Professor tries his hand at distance teaching
Archived article from Oct 23, 1998
By Douglas Frank
High-school humanities teachers in Morris, Warren and Sussex counties are getting a taste of "The Civilization of the Renaissance" in a distance-learning seminar led by David Marsh, professor of Italian.
Sponsored by the New Jersey Council for the Humanities and funded by a grant from Bell Atlantic, the seminar considers the literary, artistic and technological innovations of 15th- and 16th-century Europe and includes an introduction to Renaissance resources available on the Internet.
Two sessions were broadcast last May focusing on the Renaissance as a period of technological advancement and on the impact of the Renaissance on today's society and culture.

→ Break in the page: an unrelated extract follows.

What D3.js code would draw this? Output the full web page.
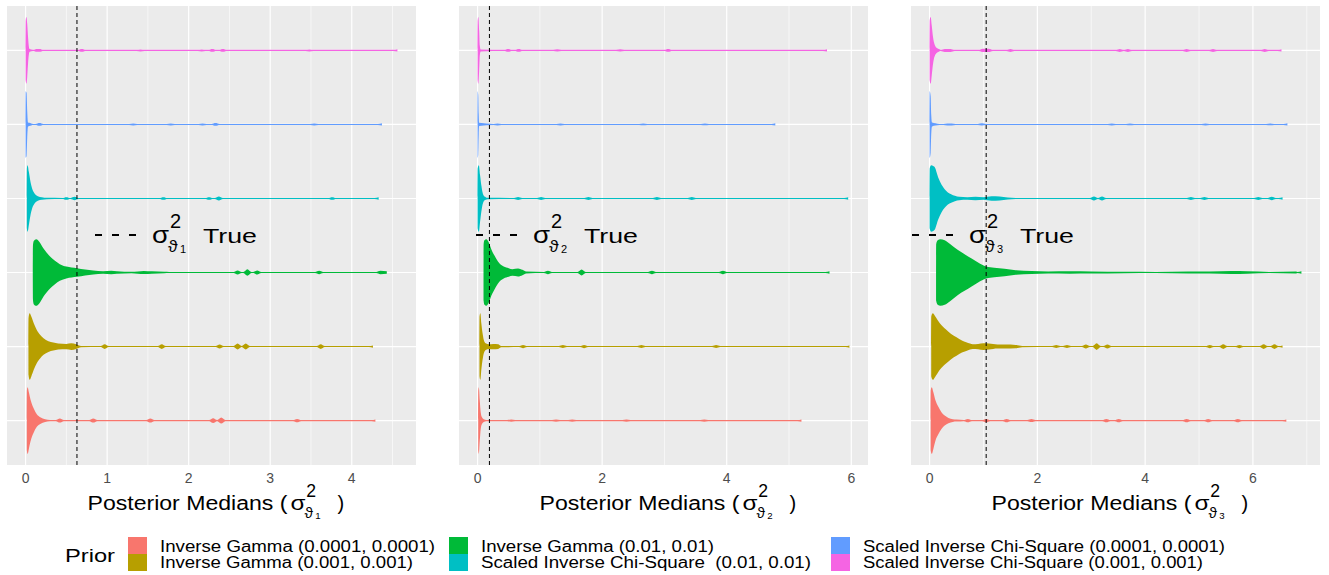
<!DOCTYPE html>
<html lang="en">
<head>
<meta charset="utf-8">
<title>Posterior medians by prior</title>
<script src="https://cdn.jsdelivr.net/npm/d3@7/dist/d3.min.js"></script>
<style>
  body { margin: 0; background: #fff; font-family: "Liberation Sans", Arial, sans-serif; }
  text { white-space: pre; }
</style>
</head>
<body>
<script>
// priors, bottom row first (same order as the legend)
var priors = ["Inverse Gamma (0.0001, 0.0001)", "Inverse Gamma (0.001, 0.001)", "Inverse Gamma (0.01, 0.01)",
  "Scaled Inverse Chi-Square  (0.01, 0.01)", "Scaled Inverse Chi-Square (0.0001, 0.0001)", "Scaled Inverse Chi-Square (0.001, 0.001)"];
var priorColors = ["#F8766D", "#B79F00", "#00BA38", "#00BFC4", "#619CFF", "#F564E3"];
var trueValues = [0.63, 0.19, 1.05];
var subscripts = ["1", "2", "3"];
var majorTicks = [[0, 1, 2, 3, 4], [0, 2, 4, 6], [0, 2, 4, 6]];
var minorTicks = [[0.5, 1.5, 2.5, 3.5, 4.5], [1, 3, 5], [1, 3, 5, 7]];

// violin outlines: [value, relative half width]
// panel 1 (sigma^2 theta1)
var body1 = [
  [[0.015,0],[0.016,0.9],[0.025,1],[0.04,0.85],[0.06,0.63],[0.1,0.36],[0.14,0.18],[0.18,0.1],[0.24,0.04],[0.3,0.02]],
  [[0.035,0],[0.036,0.85],[0.05,1],[0.07,0.9],[0.1,0.7],[0.137,0.5],[0.18,0.35],[0.22,0.25],[0.28,0.16],[0.34,0.12],[0.4,0.09],[0.5,0.08],[0.56,0.1],[0.62,0.07],[0.68,0.02]],
  [[0.088,0],[0.09,0.8],[0.1,0.95],[0.13,1],[0.17,0.92],[0.22,0.72],[0.3,0.48],[0.36,0.35],[0.42,0.25],[0.5,0.18],[0.63,0.13],[0.73,0.09],[0.83,0.06],[0.95,0.04],[1.05,0.05],[1.12,0.04],[1.3,0.02],[1.45,0.045],[1.55,0.035],[1.7,0.02],[1.76,0.01]],
  [[0.015,0],[0.016,0.9],[0.025,1],[0.04,0.8],[0.06,0.5],[0.08,0.3],[0.11,0.15],[0.15,0.07],[0.2,0.04],[0.26,0.02]],
  [[0,0],[0.001,1],[0.012,0.95],[0.02,0.4],[0.03,0.06]],
  [[0,0],[0.001,0.9],[0.01,1],[0.02,0.8],[0.03,0.4],[0.04,0.12],[0.05,0.04]]
];
var bumps1 = [
  [[0.42,0.06],[0.83,0.06],[1.53,0.06],[2.3,0.07],[2.4,0.09],[3.33,0.05]],
  [[0.97,0.07],[1.67,0.07],[2.38,0.06],[2.6,0.09],[2.7,0.09],[3.62,0.07]],
  [[2.6,0.06],[2.72,0.1],[2.84,0.06],[3.6,0.05],[4.35,0.05]],
  [[0.5,0.04],[0.6,0.05],[1.69,0.04],[2.25,0.04],[2.37,0.06],[3.76,0.04]],
  [[0.045,0.05],[0.17,0.04],[1.32,0.03],[1.78,0.03],[2.17,0.03],[2.33,0.04],[3.54,0.03]],
  [[0.14,0.04],[0.17,0.04],[0.69,0.04],[1.41,0.03],[2.16,0.03],[2.29,0.04],[2.42,0.04],[3.48,0.03]]
];
var ends1 = [4.29, 4.26, 4.43, 4.33, 4.37, 4.56];

// panel 2 (sigma^2 theta2)
var body2 = [
  [[0.01,0],[0.011,0.9],[0.02,1],[0.035,0.6],[0.05,0.25],[0.07,0.1],[0.1,0.04],[0.14,0.02]],
  [[0.03,0],[0.031,0.9],[0.045,1],[0.06,0.7],[0.08,0.4],[0.1,0.2],[0.13,0.1],[0.18,0.07],[0.25,0.08],[0.33,0.07],[0.38,0.02]],
  [[0.095,0],[0.097,0.85],[0.11,0.97],[0.14,1],[0.18,0.9],[0.22,0.7],[0.28,0.48],[0.34,0.3],[0.42,0.18],[0.5,0.13],[0.56,0.1],[0.65,0.12],[0.72,0.08],[0.78,0.03]],
  [[0,0],[0.001,0.9],[0.02,1],[0.04,0.7],[0.06,0.4],[0.08,0.18],[0.1,0.08],[0.13,0.04],[0.16,0.02]],
  [[0,0],[0.001,1],[0.01,0.9],[0.018,0.3],[0.025,0.05]],
  [[0,0],[0.001,0.9],[0.012,1],[0.025,0.6],[0.035,0.15],[0.05,0.03]]
];
var bumps2 = [
  [[0.54,0.035],[1.26,0.035],[1.52,0.035],[2.39,0.035],[3.64,0.035]],
  [[0.73,0.05],[1.37,0.045],[1.71,0.05],[2.63,0.045],[3.83,0.045]],
  [[1.13,0.05],[1.67,0.09],[2.8,0.05],[3.94,0.05]],
  [[0.65,0.045],[1.02,0.045],[1.78,0.045],[2.88,0.045],[3.44,0.045]],
  [[0.32,0.03],[1.33,0.03],[2.66,0.025],[3.65,0.025]],
  [[0.49,0.04],[0.66,0.04],[1.28,0.035],[2.29,0.035],[3.06,0.04]]
];
var ends2 = [5.2, 5.97, 5.65, 5.95, 4.78, 5.61];

// panel 3 (sigma^2 theta3)
var body3 = [
  [[0.02,0],[0.021,0.9],[0.04,1],[0.07,0.85],[0.11,0.6],[0.16,0.42],[0.22,0.25],[0.28,0.15],[0.35,0.08],[0.43,0.04],[0.5,0.03]],
  [[0.03,0],[0.031,0.9],[0.06,1],[0.1,0.92],[0.19,0.7],[0.3,0.52],[0.4,0.38],[0.5,0.28],[0.6,0.18],[0.68,0.13],[0.75,0.09],[0.8,0.07],[0.9,0.08],[1.0,0.1],[1.1,0.09],[1.26,0.06],[1.4,0.06],[1.6,0.05],[1.72,0.02]],
  [[0.12,0],[0.122,0.85],[0.15,0.97],[0.2,1],[0.28,0.97],[0.38,0.86],[0.52,0.68],[0.65,0.55],[0.78,0.42],[0.9,0.3],[1.05,0.18],[1.2,0.14],[1.39,0.11],[1.6,0.07],[1.89,0.045],[2.2,0.03],[2.6,0.035],[3.0,0.03],[3.6,0.02],[4.2,0.015],[4.8,0.03],[5.2,0.03],[5.6,0.045],[5.9,0.035],[6.3,0.015],[6.8,0.03]],
  [[0,0],[0.002,0.9],[0.03,1],[0.09,0.95],[0.16,0.63],[0.22,0.42],[0.28,0.28],[0.34,0.18],[0.4,0.13],[0.47,0.08],[0.55,0.05],[0.7,0.04],[0.85,0.05],[1.0,0.04],[1.15,0.07],[1.3,0.06],[1.45,0.03],[1.6,0.01]],
  [[0,0],[0.001,1],[0.02,0.85],[0.03,0.3],[0.045,0.06]],
  [[0,0],[0.002,0.9],[0.02,1],[0.04,0.75],[0.06,0.45],[0.08,0.25],[0.1,0.15],[0.13,0.08],[0.17,0.04],[0.2,0.02]]
];
var bumps3 = [
  [[0.71,0.05],[1.05,0.05],[1.43,0.05],[1.89,0.045],[3.28,0.05],[3.51,0.05],[4.77,0.05],[5.17,0.05],[5.72,0.05]],
  [[2.35,0.045],[2.55,0.045],[2.9,0.06],[3.1,0.1],[3.3,0.06],[5.2,0.05],[5.45,0.07],[5.75,0.05],[6.2,0.07],[6.4,0.07]],
  [],
  [[3.05,0.06],[3.2,0.06],[4.85,0.045],[5.1,0.045],[6.1,0.045],[6.35,0.05]],
  [[0.11,0.035],[0.33,0.03],[0.41,0.03],[0.97,0.035],[3.38,0.03],[3.72,0.025],[5.12,0.03],[6.32,0.025]],
  [[0.28,0.045],[0.39,0.045],[0.99,0.05],[1.1,0.05],[1.5,0.045],[3.53,0.045],[3.68,0.045],[4.77,0.045],[5.26,0.045],[6.22,0.045]]
];
var ends3 = [6.62, 6.55, 6.9, 6.55, 6.64, 6.53];

var width = 1329, height = 575;
var panelLeft = [7, 459, 911], panelWidth = 409, panelTop = 6, panelBottom = 465;
var annoX = [95, 476, 912];
var halfW = 33.3;

var svg = d3.select("body").append("svg")
  .attr("width", width).attr("height", height);

var y = d3.scalePoint()
  .domain(priors.slice().reverse())
  .range([panelTop, panelBottom])
  .padding(0.6);

// stretch text a bit, the picture's glyphs are wider than plain Arial
function widen(sel, f) {
  sel.each(function() {
    var n = this.getComputedTextLength();
    d3.select(this).attr("textLength", n * f).attr("lengthAdjust", "spacingAndGlyphs");
  });
  return sel;
}

// sigma^2 with theta subscript, at x / baseline
function sigma(g, x, base, s, sub) {
  widen(g.append("text").attr("x", x).attr("y", base).attr("font-size", 24 * s).text("σ"), 1.15);
  g.append("text").attr("x", x + 18 * s).attr("y", base - 15 * s).attr("font-size", 20 * s).text("2");
  widen(g.append("text").attr("x", x + 16 * s).attr("y", base + 9 * s).attr("font-size", 16 * s).text("ϑ"), 1.1);
  g.append("text").attr("x", x + 28 * s).attr("y", base + 10 * s).attr("font-size", 11 * s).text(sub);
}

function outline(body, bumps, end, pxUnit) {
  var dv = 4 / pxUnit;
  var last = body[body.length - 1][0];
  var centers = bumps.map(function(b) { return b[0]; }).concat([end]);
  var extra = [];
  function near(v, own) {
    return centers.some(function(c) { return c !== own && Math.abs(c - v) < dv; });
  }
  bumps.concat([[end, 0.035]]).forEach(function(b) {
    if (!near(b[0] - dv, b[0])) extra.push([b[0] - dv, 0]);
    extra.push([b[0], b[1]]);
    if (b[0] !== end && !near(b[0] + dv, b[0])) extra.push([b[0] + dv, 0]);
  });
  var pts = body.concat(extra.filter(function(d) { return d[0] > last; }));
  pts.sort(function(a, b) { return a[0] - b[0]; });
  return pts.filter(function(d, i) { return i === 0 || d[0] > pts[i - 1][0]; });
}

var bodies = [body1, body2, body3];
var bumpSets = [bumps1, bumps2, bumps3];
var endSets = [ends1, ends2, ends3];

bodies.forEach(function(bodyP, p) {
  var vals = [];
  bodyP.forEach(function(b) { b.forEach(function(d) { vals.push(d[0]); }); });
  endSets[p].forEach(function(e) { vals.push(e); });
  var ext = d3.extent(vals), span = ext[1] - ext[0];
  var x0 = panelLeft[p], x1 = x0 + panelWidth;
  var x = d3.scaleLinear()
    .domain([ext[0] - 0.05 * span, ext[1] + 0.05 * span])
    .range([x0, x1]);
  var pxUnit = (x1 - x0) / (x.domain()[1] - x.domain()[0]);

  var g = svg.append("g");
  g.append("rect")
    .attr("x", x0).attr("y", panelTop)
    .attr("width", panelWidth).attr("height", panelBottom - panelTop)
    .attr("fill", "#EBEBEB");

  g.selectAll(".minor").data(minorTicks[p]).enter().append("line")
    .attr("x1", function(d) { return x(d); }).attr("x2", function(d) { return x(d); })
    .attr("y1", panelTop).attr("y2", panelBottom)
    .attr("stroke", "#fff").attr("stroke-width", 0.6);
  g.selectAll(".major").data(majorTicks[p]).enter().append("line")
    .attr("x1", function(d) { return x(d); }).attr("x2", function(d) { return x(d); })
    .attr("y1", panelTop).attr("y2", panelBottom)
    .attr("stroke", "#fff").attr("stroke-width", 1.2);
  g.selectAll(".hgrid").data(priors).enter().append("line")
    .attr("x1", x0).attr("x2", x1)
    .attr("y1", function(d) { return y(d); }).attr("y2", function(d) { return y(d); })
    .attr("stroke", "#fff").attr("stroke-width", 1.2);

  priors.forEach(function(pr, i) {
    var yc = y(pr);
    var pts = outline(bodyP[i], bumpSets[p][i], endSets[p][i], pxUnit);
    var area = d3.area()
      .x(function(d) { return x(d[0]); })
      .y0(function(d) { return yc - Math.max(d[1] * halfW, 0.55); })
      .y1(function(d) { return yc + Math.max(d[1] * halfW, 0.55); })
      .curve(d3.curveMonotoneX);
    g.append("path").attr("d", area(pts)).attr("fill", priorColors[i]);
  });

  // true value
  g.append("line")
    .attr("x1", x(trueValues[p])).attr("x2", x(trueValues[p]))
    .attr("y1", panelTop).attr("y2", panelBottom)
    .attr("stroke", "#000").attr("stroke-width", 1)
    .attr("stroke-dasharray", "4,3");

  // in-panel key
  var ax = annoX[p];
  g.append("line")
    .attr("x1", ax).attr("x2", ax + 41).attr("y1", 235).attr("y2", 235)
    .attr("stroke", "#000").attr("stroke-width", 1.8)
    .attr("stroke-dasharray", "7,10");
  sigma(g, ax + 57, 243, 1, subscripts[p]);
  g.append("text").attr("x", ax + 108).attr("y", 243)
    .attr("font-size", 20).attr("textLength", 54).attr("lengthAdjust", "spacingAndGlyphs")
    .text("True");

  // axis
  g.selectAll(".tick").data(majorTicks[p]).enter().append("text")
    .attr("x", function(d) { return x(d); }).attr("y", 483)
    .attr("text-anchor", "middle").attr("font-size", 14).attr("fill", "#4D4D4D")
    .text(function(d) { return d; });

  var tx = (x0 + x1) / 2 - 124;
  g.append("text").attr("x", tx).attr("y", 510).attr("font-size", 20)
    .attr("textLength", 200).attr("lengthAdjust", "spacingAndGlyphs")
    .text("Posterior Medians (");
  sigma(g, tx + 203, 510, 0.88, subscripts[p]);
  g.append("text").attr("x", tx + 250).attr("y", 510).attr("font-size", 20).text(")");
});

// legend
var leg = svg.append("g");
leg.append("text").attr("x", 65).attr("y", 562).attr("font-size", 19)
  .attr("textLength", 50).attr("lengthAdjust", "spacingAndGlyphs").text("Prior");
var colX = [128, 449, 831];
var labelWidths = [275, 253, 233, 330, 362, 340];
priors.forEach(function(pr, i) {
  var c = Math.floor(i / 2), r = i % 2;
  leg.append("rect")
    .attr("x", colX[c]).attr("y", 537 + r * 17)
    .attr("width", 19).attr("height", 17)
    .attr("fill", priorColors[i]);
  leg.append("text")
    .attr("x", colX[c] + 32).attr("y", 552 + r * 16)
    .attr("font-size", 16)
    .attr("textLength", labelWidths[i]).attr("lengthAdjust", "spacingAndGlyphs")
    .text(pr);
});
</script>
</body>
</html>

In the remaining two sessions, Oct. 27 and Nov. 10, Marsh and guest speakers will discuss "Did Women Have a Renaissance?" and "The Whole Picture: Renaissance Images of the World."
Marsh visits one of four participating high schools where he meets face-to-face with a class of a dozen or so English, social studies, language, art and music teachers. The session is also beamed to the other three schools via interactive television.
The schools are Parsippany Hills and Montville high schools, Warren County School of Vocational Technology and Wallkill Valley Regional High School, which have been connected in an instructional television network for several years.
This is Marsh's first experience with distance learning, and he has had a few adjustments to make for television presentation.
First, he selects topics that have "strong visual support and are visually related." And "because time seems to go much faster in television," he condenses the material to meet the time constraints.
"Everything gets simplified. We're going to talk about one part of one thing by one person. If you try to talk about three or four chapters in a book, you're lost," Marsh observed.
"In television," he noted, "the time really flies."